Into day three of fifth visit. Mom’s short term memory seems worse to me, and I’m trying to be patient and stay calm because she is so easily upset. I’m doing a pretty good job so far because she keeps saying, “I’m so glad you’re here.” Plus, I continually remind myself to try to see things from her perspective.
Mom can sit around and have an interesting and fun conversation like anybody else. Of course, she repeats stories from the past over and over and over and over. I expect that and just listen and laugh along with her.
On the other hand, she cannot keep appointments and dates organized. She writes different things on different calendars…then she writes little messages on pieces of papers. It’s not unusual to find her at the dining room table searching among scraps of paper and calendars…reading, rereading, picking up and putting down. She’s trying to stay organized, but has developed a complex system that doesn’t work. We’re correcting calendar errors and putting correct appointment information on ONE piece of paper. At least it will be that way until I go back to MO.
She also has difficulty making phone calls to doctors’ offices because she usually runs into a phone tree. She often presses the wrong number and sometimes disconnects herself. If she’s on her rotary phone, that’s another issue. I’ll give her credit, though, she just gets back on the phone and tries again….and again and again. I don’t offer to take over. She wants to do what she can and if she needs my help, she will ask. I’ve been told that.

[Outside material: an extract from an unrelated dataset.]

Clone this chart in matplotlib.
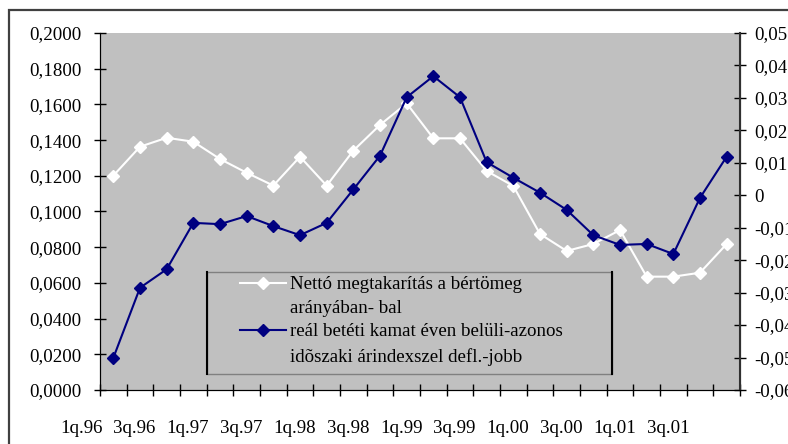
import numpy as np
import matplotlib.pyplot as plt
from matplotlib.patches import Rectangle
from matplotlib.lines import Line2D

plt.rcParams['font.family'] = ['Liberation Serif', 'DejaVu Serif']

# quarterly data 1q.96 .. 4q.01
netto = [0.1201, 0.1363, 0.1413, 0.1391, 0.1294, 0.1217, 0.1145, 0.1307,
         0.1145, 0.1341, 0.1485, 0.1606, 0.1410, 0.1410, 0.1227, 0.1143,
         0.0874, 0.0779, 0.0818, 0.0896, 0.0635, 0.0635, 0.0657, 0.0818]
real_kamat = [-0.0501, -0.0285, -0.0228, -0.0085, -0.0089, -0.0064, -0.0095, -0.0123,
              -0.0085, 0.0018, 0.0122, 0.0302, 0.0367, 0.0302, 0.0102, 0.0054,
              0.0008, -0.0045, -0.0123, -0.0153, -0.0150, -0.0181, -0.0008, 0.0119]
xlabels = ['1q.96', '3q.96', '1q.97', '3q.97', '1q.98', '3q.98',
           '1q.99', '3q.99', '1q.00', '3q.00', '1q.01', '3q.01']
left_ticks = np.arange(0, 0.2001, 0.02)
right_ticks = np.arange(-0.06, 0.0501, 0.01)
leg1 = 'Nettó megtakarítás a bértömeg\narányában- bal'
leg2 = 'reál betéti kamat éven belüli-azonos\nidõszaki árindexszel defl.-jobb'
FS = 13.6

W, H = 788, 444
def fx(x):
    return x / W
def fy(y):
    return 1 - y / H

fig = plt.figure(figsize=(7.88, 4.44), dpi=100)
fig.patch.set_facecolor('white')
fig.patches.append(Rectangle((fx(9), -0.1), 1.2, fy(10) + 0.1, transform=fig.transFigure,
                             fill=False, edgecolor='#404040', linewidth=1.6))

ax = fig.add_axes([fx(100), fy(390), fx(740) - fx(100), fy(33) - fy(390)])
ax.set_facecolor('#c0c0c0')
ax2 = ax.twinx()

x = np.arange(len(netto))
ax.plot(x, netto, color='white', lw=1.5, marker='D', ms=6.5, mec='white', mfc='white', clip_on=False, zorder=3)
ax2.plot(x, real_kamat, color='#000080', lw=1.5, marker='D', ms=6.5, mec='#000080', mfc='#000080', clip_on=False, zorder=3)

ax.set_xlim(-0.5, len(netto) - 0.5)
ax.set_ylim(0, 0.2)
ax2.set_ylim(-0.06, 0.05)

ax.set_yticks(left_ticks)
ax.set_yticklabels([('%.4f' % v).replace('.', ',') for v in left_ticks])
ax2.set_yticks(right_ticks)
rl = []
for v in right_ticks:
    s = '%.2f' % v
    if abs(v) < 1e-9:
        s = '0'
    rl.append(s.replace('.', ','))
ax2.set_yticklabels(rl)

ax.set_xticks(np.arange(-0.5, len(netto), 1.0))
ax.set_xticklabels([])
for i, lab in enumerate(xlabels):
    ax.text(-1.2 + 2 * i, -0.108, lab, transform=ax.get_xaxis_transform(),
            ha='center', va='center', fontsize=FS)

for a in (ax, ax2):
    a.tick_params(direction='inout', length=9, width=1, labelsize=FS, color='black')
    a.spines['top'].set_visible(False)
    for s in ('left', 'right', 'bottom'):
        a.spines[s].set_color('black')
ax.tick_params(axis='y', pad=9)
ax2.tick_params(axis='y', pad=6)
ax2.spines['right'].set_color('#303030')
ax2.spines['right'].set_linewidth(1.5)

# legend box drawn by hand
fig.patches.append(Rectangle((fx(207), fy(374)), fx(612) - fx(207), fy(272) - fy(374),
                             transform=fig.transFigure, facecolor='#c0c0c0',
                             edgecolor='#808080', linewidth=1, zorder=5))
for xx in (207, 612):
    fig.lines.append(Line2D([fx(xx), fx(xx)], [fy(374), fy(272)], transform=fig.transFigure,
                            color='black', lw=1.5, zorder=6))
fig.lines.append(Line2D([fx(240), fx(286)], [fy(283), fy(283)], transform=fig.transFigure,
                        color='white', lw=1.5, zorder=6))
fig.lines.append(Line2D([fx(263)], [fy(283)], transform=fig.transFigure, marker='D', ms=6.5,
                        color='white', zorder=7))
fig.lines.append(Line2D([fx(240), fx(286)], [fy(330), fy(330)], transform=fig.transFigure,
                        color='#000080', lw=1.5, zorder=6))
fig.lines.append(Line2D([fx(263)], [fy(330)], transform=fig.transFigure, marker='D', ms=6.5,
                        color='#000080', zorder=7))
fig.text(fx(290), fy(283 - 7), leg1, ha='left', va='top', fontsize=FS, linespacing=1.55, zorder=8)
fig.text(fx(290), fy(330 - 7), leg2, ha='left', va='top', fontsize=FS, linespacing=1.55, zorder=8)

fig.savefig('out.png', dpi=100)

I’ve also been told not to put dishes away after I dry them. (With so few dishes, she’s not a fan of the dishwasher, and the last time we used it I think she put liquid dish washing detergent in it because we had a mass of bubbles spewing out of it. She just shut it off and never spoke of it again.) Mom is convinced I put things in the wrong place and she can’t find things where they ought to be. No problem. I dry the dishes and let her put them away. Then…in the future…if she can’t find something, I can plead “not guilty.”
My first evening here we talked a bit about future plans…options that are available. It just sort of came up at the right time, even though I had planned to bring it up later during my visit. So many times when she calls me she is upset and ready to give up…saying she doesn’t know how long she can keep doing this. I want her to know that she does have options…both here in Illinois and in Missouri. So we talked about them a bit…and she didn’t go ballistic.
Mom was very clear that she does not want to move to the community to where Dad is because if he should die, she would not want to stay there…so then why move. I agree. She did say that she would consider moving to MO after Dad dies, which is different from what she has said in the past. For now she is happy where she is and feels safe.
Yesterday she asked, “How old is Daddy?”
“You don’t know?” I asked.
“Well, how old do you think he is?”
“Oh…in his 80s?”
“He’s 93, Mom.”
Then I reminded her that I am 68. She didn’t seem to believe me.
Before visiting Dad today we went to the bank so Mom could get some cash on hand. We also took out tons of stamps Dad had in the safety deposit boxes. Mom has decided it’s time to do something with them. I volunteered to try to organize them and get some appraisals. It’s a pretty large project because he was a stamp collector for most of his life. Once organized and appraised, Mom wants to sell the stamps and add the funds to the account that pays for his care. It will be very interesting to sort through them…a unique look at history and the world.
After visiting Dad Mom asked, “Do we need to go to the bank today to get some cash?” I reminded her that we went this morning. She didn’t quite believe me until I told her how much she withdrew and that we took stamps home. Then she remembered that we were there.
For the past two days Dad has been groggy and sat with his eyes closed, unable to open them. He has also acquired a cold with runny nose and chest congestion. Lunch yesterday was a bit scary because he would sometimes choke as he tried to cough and eat at the same time. Today he was wide awake and much more animated and conversational. He still has a very loose, chesty cough and receives some medicine for it. We didn’t take him to the dining room. We had him eat some fruit in the common area where most of the others eat. He refused to eat the homemade turkey rice soup, which made Mom mad, so she ate it and told him he didn’t know what he was missing. Of course, he could not hear her. When offered some pudding, he loudly announced, “I don’t like pudding.” It went untouched.
At one point when Mom sat down next to Dad he looked at her and said, “Where do you creep up from? I’ll just have to call you creepy!” The look on her face was priceless…but his comment made me laugh. She just asked, “What do you want to talk about?”
“How am I going to get more money?” he asked. Then he said, “I must have been working at Walgreens.”
Toward the end of our visit Dad was giving advice. “I don’t want you people to overdo what you do. I don’t want to get in your way. Looks like you’re doing okay.” I assured him that everything is fine, but then Mom put him to the test.
“Who is she?”
“Who is that lady next to you?”
“Oh…I have no idea.”
“She’s your stepdaughter.”
“Your stepdaughter, Jeanette.”
“Oh…well. That’s okay.”
After more advice from Dad, Mom left the area to check on something in his room.
“She was always a pretty good girl,” Dad said. So I asked him, “Were you a pretty good guy?” He just smiled and chuckled. He got the joke. Ha!
His parting words to me today were, “Don’t worry that you have to get everything done. Just go along.” I promised him I would.